INFORMATION PROVIDED.

--------------------------------

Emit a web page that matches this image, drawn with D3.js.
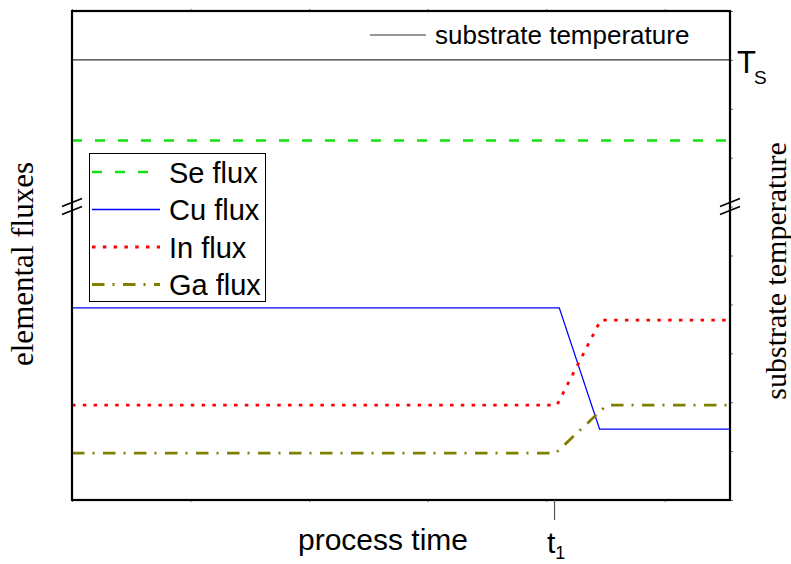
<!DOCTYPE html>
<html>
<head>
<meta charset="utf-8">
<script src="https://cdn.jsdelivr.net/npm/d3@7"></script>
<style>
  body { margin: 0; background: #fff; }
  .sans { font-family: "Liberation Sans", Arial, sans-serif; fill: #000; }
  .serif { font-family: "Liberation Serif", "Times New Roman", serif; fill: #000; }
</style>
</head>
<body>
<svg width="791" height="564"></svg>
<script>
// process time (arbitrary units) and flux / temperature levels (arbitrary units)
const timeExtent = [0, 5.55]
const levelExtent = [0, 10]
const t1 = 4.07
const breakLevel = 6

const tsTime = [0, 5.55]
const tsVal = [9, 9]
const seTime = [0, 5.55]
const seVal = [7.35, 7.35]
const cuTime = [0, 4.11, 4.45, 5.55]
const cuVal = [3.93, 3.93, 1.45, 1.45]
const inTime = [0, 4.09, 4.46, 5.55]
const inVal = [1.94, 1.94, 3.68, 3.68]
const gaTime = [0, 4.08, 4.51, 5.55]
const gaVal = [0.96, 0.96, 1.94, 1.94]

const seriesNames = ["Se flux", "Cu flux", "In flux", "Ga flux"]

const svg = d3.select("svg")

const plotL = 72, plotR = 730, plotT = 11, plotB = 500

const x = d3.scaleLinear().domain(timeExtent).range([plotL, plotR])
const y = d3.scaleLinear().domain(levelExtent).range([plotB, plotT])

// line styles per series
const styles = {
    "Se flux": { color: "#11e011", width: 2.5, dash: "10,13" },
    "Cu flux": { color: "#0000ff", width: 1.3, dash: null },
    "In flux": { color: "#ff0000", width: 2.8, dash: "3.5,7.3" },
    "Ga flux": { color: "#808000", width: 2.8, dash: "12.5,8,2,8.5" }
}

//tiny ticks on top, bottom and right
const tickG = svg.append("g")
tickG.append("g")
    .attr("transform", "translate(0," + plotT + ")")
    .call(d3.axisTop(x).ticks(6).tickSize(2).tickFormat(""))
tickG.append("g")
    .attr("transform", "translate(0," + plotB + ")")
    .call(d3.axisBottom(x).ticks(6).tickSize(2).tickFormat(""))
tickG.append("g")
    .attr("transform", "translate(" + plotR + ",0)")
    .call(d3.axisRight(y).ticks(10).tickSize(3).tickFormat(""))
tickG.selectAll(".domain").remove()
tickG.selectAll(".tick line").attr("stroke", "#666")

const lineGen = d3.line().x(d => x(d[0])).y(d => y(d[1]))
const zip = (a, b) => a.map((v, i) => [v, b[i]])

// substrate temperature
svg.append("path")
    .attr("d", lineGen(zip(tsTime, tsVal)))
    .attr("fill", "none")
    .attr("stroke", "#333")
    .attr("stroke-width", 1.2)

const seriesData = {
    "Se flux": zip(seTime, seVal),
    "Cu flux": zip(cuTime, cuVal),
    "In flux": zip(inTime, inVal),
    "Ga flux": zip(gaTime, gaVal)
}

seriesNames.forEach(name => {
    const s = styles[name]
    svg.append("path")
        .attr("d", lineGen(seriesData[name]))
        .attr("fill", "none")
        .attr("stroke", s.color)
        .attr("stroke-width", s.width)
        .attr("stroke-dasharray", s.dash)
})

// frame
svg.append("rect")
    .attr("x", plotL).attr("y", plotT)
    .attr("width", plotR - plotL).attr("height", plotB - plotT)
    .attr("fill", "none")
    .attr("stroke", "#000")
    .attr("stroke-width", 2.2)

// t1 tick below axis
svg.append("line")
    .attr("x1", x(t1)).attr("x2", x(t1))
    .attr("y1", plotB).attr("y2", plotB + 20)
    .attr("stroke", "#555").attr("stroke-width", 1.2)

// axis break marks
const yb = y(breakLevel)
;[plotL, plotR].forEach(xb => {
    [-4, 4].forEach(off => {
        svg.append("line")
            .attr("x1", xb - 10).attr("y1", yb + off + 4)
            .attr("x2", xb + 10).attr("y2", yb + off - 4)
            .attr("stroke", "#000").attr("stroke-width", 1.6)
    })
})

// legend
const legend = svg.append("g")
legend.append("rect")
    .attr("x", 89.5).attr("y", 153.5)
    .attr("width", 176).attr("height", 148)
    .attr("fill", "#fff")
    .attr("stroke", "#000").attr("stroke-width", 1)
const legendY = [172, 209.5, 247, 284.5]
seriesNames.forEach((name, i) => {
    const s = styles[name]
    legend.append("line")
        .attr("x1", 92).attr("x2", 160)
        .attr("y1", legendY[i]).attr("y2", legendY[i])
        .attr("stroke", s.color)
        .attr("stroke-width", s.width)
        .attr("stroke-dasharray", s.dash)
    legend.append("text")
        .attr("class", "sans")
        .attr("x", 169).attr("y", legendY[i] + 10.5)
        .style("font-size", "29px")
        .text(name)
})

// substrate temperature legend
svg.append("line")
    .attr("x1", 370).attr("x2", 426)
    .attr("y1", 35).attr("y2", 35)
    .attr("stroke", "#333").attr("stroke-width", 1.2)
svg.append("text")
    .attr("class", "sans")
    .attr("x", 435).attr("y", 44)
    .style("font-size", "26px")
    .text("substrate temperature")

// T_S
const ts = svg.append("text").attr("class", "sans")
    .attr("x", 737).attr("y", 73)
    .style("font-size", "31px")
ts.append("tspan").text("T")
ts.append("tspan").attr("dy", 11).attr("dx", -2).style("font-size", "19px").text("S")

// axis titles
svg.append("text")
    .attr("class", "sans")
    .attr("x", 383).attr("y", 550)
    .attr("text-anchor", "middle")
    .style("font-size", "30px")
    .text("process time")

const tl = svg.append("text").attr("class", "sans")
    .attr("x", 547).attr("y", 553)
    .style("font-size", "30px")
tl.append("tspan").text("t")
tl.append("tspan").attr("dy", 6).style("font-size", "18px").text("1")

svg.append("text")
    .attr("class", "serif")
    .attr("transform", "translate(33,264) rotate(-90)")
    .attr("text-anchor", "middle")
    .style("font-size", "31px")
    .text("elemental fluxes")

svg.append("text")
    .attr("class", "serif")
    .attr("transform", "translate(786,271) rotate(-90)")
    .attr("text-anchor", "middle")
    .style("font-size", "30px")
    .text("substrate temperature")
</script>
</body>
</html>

--------------------------------

EXERCISE AIM. Return only the lines running from the top of the data to the line that holds "const breakLevel = 6". Include both of those lines, but skip the pictures.

SOLUTION TO THIS EXERCISE.
Emit a web page that matches this image, drawn with D3.js.
<!DOCTYPE html>
<html>
<head>
<meta charset="utf-8">
<script src="https://cdn.jsdelivr.net/npm/d3@7"></script>
<style>
  body { margin: 0; background: #fff; }
  .sans { font-family: "Liberation Sans", Arial, sans-serif; fill: #000; }
  .serif { font-family: "Liberation Serif", "Times New Roman", serif; fill: #000; }
</style>
</head>
<body>
<svg width="791" height="564"></svg>
<script>
// process time (arbitrary units) and flux / temperature levels (arbitrary units)
const timeExtent = [0, 5.55]
const levelExtent = [0, 10]
const t1 = 4.07
const breakLevel = 6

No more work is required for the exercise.